Bill to eliminate technology office advances in House
BYLINE: BY MICHAEL R. WICKLINE ARKANSAS DEMOCRAT-GAZETTE
The state's Office of Information Technology and chief information officer post would be axed under a bill that made it through an Arkansas House committee on Thursday.
House Bill 2586 by Rep. Daryl Pace, R-Siloam Springs, would divide the office's responsibilities between the state Department of Information Systems and state Department of Finance and Administration.
It also would split the chief information officer's duties between the directors of these two agencies, effective July 1, 2007.
Richard Weiss, director of the finance department, said the chief information office job has existed since 2001 when the Legislature created it as a separate office at the urging of then-Gov. Mike Huckabee.
The position has been vacant since Jan. 9 because Gov. Mike Beebe decided not to reappoint Doug Elkins, who had held it since March 2004. Elkins was paid $166,617 a year.

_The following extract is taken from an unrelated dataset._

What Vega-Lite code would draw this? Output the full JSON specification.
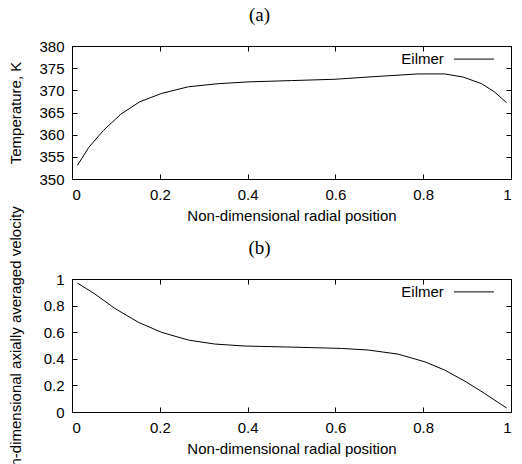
{
  "$schema": "https://vega.github.io/schema/vega-lite/v6.json",
  "padding": {"left": 7, "top": 5, "right": 0, "bottom": 0},
  "background": "white",
  "datasets": {
    "temperature": [
      {"r": 0.0125, "T": 353.1, "series": "Eilmer"},
      {"r": 0.038, "T": 357.1, "series": "Eilmer"},
      {"r": 0.072, "T": 361.0, "series": "Eilmer"},
      {"r": 0.111, "T": 364.6, "series": "Eilmer"},
      {"r": 0.154, "T": 367.4, "series": "Eilmer"},
      {"r": 0.204, "T": 369.3, "series": "Eilmer"},
      {"r": 0.265, "T": 370.8, "series": "Eilmer"},
      {"r": 0.333, "T": 371.5, "series": "Eilmer"},
      {"r": 0.401, "T": 371.9, "series": "Eilmer"},
      {"r": 0.5, "T": 372.2, "series": "Eilmer"},
      {"r": 0.599, "T": 372.5, "series": "Eilmer"},
      {"r": 0.69, "T": 373.1, "series": "Eilmer"},
      {"r": 0.789, "T": 373.7, "series": "Eilmer"},
      {"r": 0.849, "T": 373.7, "series": "Eilmer"},
      {"r": 0.891, "T": 373.0, "series": "Eilmer"},
      {"r": 0.933, "T": 371.5, "series": "Eilmer"},
      {"r": 0.963, "T": 369.6, "series": "Eilmer"},
      {"r": 0.99, "T": 367.2, "series": "Eilmer"}
    ],
    "velocity": [
      {"r": 0.0125, "u": 0.969, "series": "Eilmer"},
      {"r": 0.052, "u": 0.888, "series": "Eilmer"},
      {"r": 0.097, "u": 0.780, "series": "Eilmer"},
      {"r": 0.151, "u": 0.675, "series": "Eilmer"},
      {"r": 0.204, "u": 0.599, "series": "Eilmer"},
      {"r": 0.265, "u": 0.541, "series": "Eilmer"},
      {"r": 0.325, "u": 0.511, "series": "Eilmer"},
      {"r": 0.394, "u": 0.496, "series": "Eilmer"},
      {"r": 0.5, "u": 0.488, "series": "Eilmer"},
      {"r": 0.614, "u": 0.478, "series": "Eilmer"},
      {"r": 0.675, "u": 0.466, "series": "Eilmer"},
      {"r": 0.743, "u": 0.435, "series": "Eilmer"},
      {"r": 0.804, "u": 0.377, "series": "Eilmer"},
      {"r": 0.849, "u": 0.315, "series": "Eilmer"},
      {"r": 0.895, "u": 0.232, "series": "Eilmer"},
      {"r": 0.940, "u": 0.139, "series": "Eilmer"},
      {"r": 0.99, "u": 0.030, "series": "Eilmer"}
    ],
    "key": [{"series": "Eilmer"}]
  },
  "config": {
    "font": "Liberation Sans",
    "view": {"stroke": "black", "strokeWidth": 1},
    "axis": {
      "domain": false, "ticks": false, "grid": true,
      "gridColor": "black", "gridOpacity": 1, "gridWidth": 1,
      "labelFont": "Liberation Sans", "labelFontSize": 15, "labelColor": "black",
      "titleFont": "Liberation Sans", "titleFontSize": 15, "titleFontWeight": "normal", "titleColor": "black",
      "labelPadding": 8
    },
    "axisX": {"gridDash": [5, 123], "titlePadding": 6},
    "axisY": {"gridDash": [5, 429]},
    "title": {"font": "Liberation Serif", "fontSize": 19, "fontWeight": "normal", "color": "black", "frame": "bounds", "anchor": "middle"}
  },
  "bounds": "flush",
  "spacing": 100,
  "vconcat": [
    {
      "title": {"text": "(a)", "offset": 14},
      "width": 439,
      "height": 133,
      "layer": [
        {
          "data": {"name": "temperature"},
          "mark": {"type": "line", "strokeWidth": 1, "color": "black", "clip": true},
          "encoding": {
            "x": {"field": "r", "type": "quantitative", "scale": {"domain": [0, 1], "nice": false},
                  "axis": {"values": [0, 0.2, 0.4, 0.6, 0.8, 1], "format": "~g", "title": "Non-dimensional radial position"}},
            "y": {"field": "T", "type": "quantitative", "scale": {"domain": [350, 380], "nice": false, "zero": false},
                  "axis": {"values": [350, 355, 360, 365, 370, 375, 380], "format": "~g", "title": "Temperature, K", "titleX": -49}},
            "detail": {"field": "series", "type": "nominal"}
          }
        },
        {
          "data": {"name": "key"},
          "mark": {"type": "rule", "strokeWidth": 1, "color": "black"},
          "encoding": {
            "x": {"datum": 0.870, "type": "quantitative", "axis": {"values": [0, 0.2, 0.4, 0.6, 0.8, 1], "format": "~g", "title": "Non-dimensional radial position"}},
            "x2": {"datum": 0.961},
            "y": {"datum": 377.05, "type": "quantitative", "axis": {"values": [350, 355, 360, 365, 370, 375, 380], "format": "~g", "title": "Temperature, K", "titleX": -49}}
          }
        },
        {
          "data": {"name": "key"},
          "mark": {"type": "text", "align": "right", "baseline": "middle", "font": "Liberation Sans", "fontSize": 15, "color": "black"},
          "encoding": {
            "text": {"field": "series", "type": "nominal"},
            "x": {"datum": 0.847, "type": "quantitative", "axis": {"values": [0, 0.2, 0.4, 0.6, 0.8, 1], "format": "~g", "title": "Non-dimensional radial position"}},
            "y": {"datum": 377.05, "type": "quantitative", "axis": {"values": [350, 355, 360, 365, 370, 375, 380], "format": "~g", "title": "Temperature, K", "titleX": -49}}
          }
        }
      ]
    },
    {
      "title": {"text": "(b)", "offset": -52},
      "width": 439,
      "height": 133,
      "layer": [
        {
          "data": {"name": "velocity"},
          "mark": {"type": "line", "strokeWidth": 1, "color": "black", "clip": true},
          "encoding": {
            "x": {"field": "r", "type": "quantitative", "scale": {"domain": [0, 1], "nice": false},
                  "axis": {"values": [0, 0.2, 0.4, 0.6, 0.8, 1], "format": "~g", "title": "Non-dimensional radial position"}},
            "y": {"field": "u", "type": "quantitative", "scale": {"domain": [0, 1], "nice": false},
                  "axis": {"values": [0, 0.2, 0.4, 0.6, 0.8, 1], "format": "~g", "title": "Non-dimensional axially averaged velocity", "titleX": -49}},
            "detail": {"field": "series", "type": "nominal"}
          }
        },
        {
          "data": {"name": "key"},
          "mark": {"type": "rule", "strokeWidth": 1, "color": "black"},
          "encoding": {
            "x": {"datum": 0.870, "type": "quantitative", "axis": {"values": [0, 0.2, 0.4, 0.6, 0.8, 1], "format": "~g", "title": "Non-dimensional radial position"}},
            "x2": {"datum": 0.961},
            "y": {"datum": 0.903, "type": "quantitative", "axis": {"values": [0, 0.2, 0.4, 0.6, 0.8, 1], "format": "~g", "title": "Non-dimensional axially averaged velocity", "titleX": -49}}
          }
        },
        {
          "data": {"name": "key"},
          "mark": {"type": "text", "align": "right", "baseline": "middle", "font": "Liberation Sans", "fontSize": 15, "color": "black"},
          "encoding": {
            "text": {"field": "series", "type": "nominal"},
            "x": {"datum": 0.847, "type": "quantitative", "axis": {"values": [0, 0.2, 0.4, 0.6, 0.8, 1], "format": "~g", "title": "Non-dimensional radial position"}},
            "y": {"datum": 0.903, "type": "quantitative", "axis": {"values": [0, 0.2, 0.4, 0.6, 0.8, 1], "format": "~g", "title": "Non-dimensional axially averaged velocity", "titleX": -49}}
          }
        }
      ]
    }
  ]
}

"I'm not really sure what lasting result came from that office," Weiss told the Committee on Advanced Communications and Information Technology.
The state can operate smoothly "without having this ivory tower approach downtown," he said, referring to the chief information officer's office in the Union National Plaza building in downtown Little Rock.
During the past several years, lawmakers have periodically questioned whether the chief information officer post was worth the expense.
Elkins' predecessor, Carolyn Walton, served from August 2002 through March 2004 when she left to become Wal-Mart's vice president of corporate systems.
The state's first chief information officer, Randall Bradford, was fired by Huckabee in 2002. Bradford had given his two weeks' resignation notice shortly before Huckabee dismissed him. Bradford had told a Huckabee aide he planned to publicly discuss problems with the Arkansas Administrative Statewide Information System, the state's computerized accounting system.
In December, the Joint Committee on Advanced Communications and Information Technology recommended merging the information systems department and the information technology office. The office was created inside that department in 1997 and became a separate agency in 2001.
Last month, Beebe appointed the information systems department director, Claire Bailey, as interim head of the information technology office. She's paid $117,599 a year.
Pace said the Beebe administration provided the details for his bill.
Under the bill, the information systems department would be responsible for monitoring information resource security issues and helping in the development of an information technology security policy for state agencies.
The bill would give the finance department the duties of developing rules governing the retention and management of public records commonly found in most state agencies and developing policies for state agencies to follow in developing information technology plans and budgets.
The information technology office has 21 authorized jobs and a $2.5 million-a-year budget.
Beebe has proposed transferring nine of the office's positions, including those in the Geographic Information Office, to the information systems department and five to the finance department. Seven of the positions would be eliminated under this plan, and four of those are filled, said Bailey.
Weiss said these changes would save the state about $1 million a year to help pay for tax cuts enacted by the Legislature this year.
The Legislature has enacted about $200 million a year worth of tax cuts.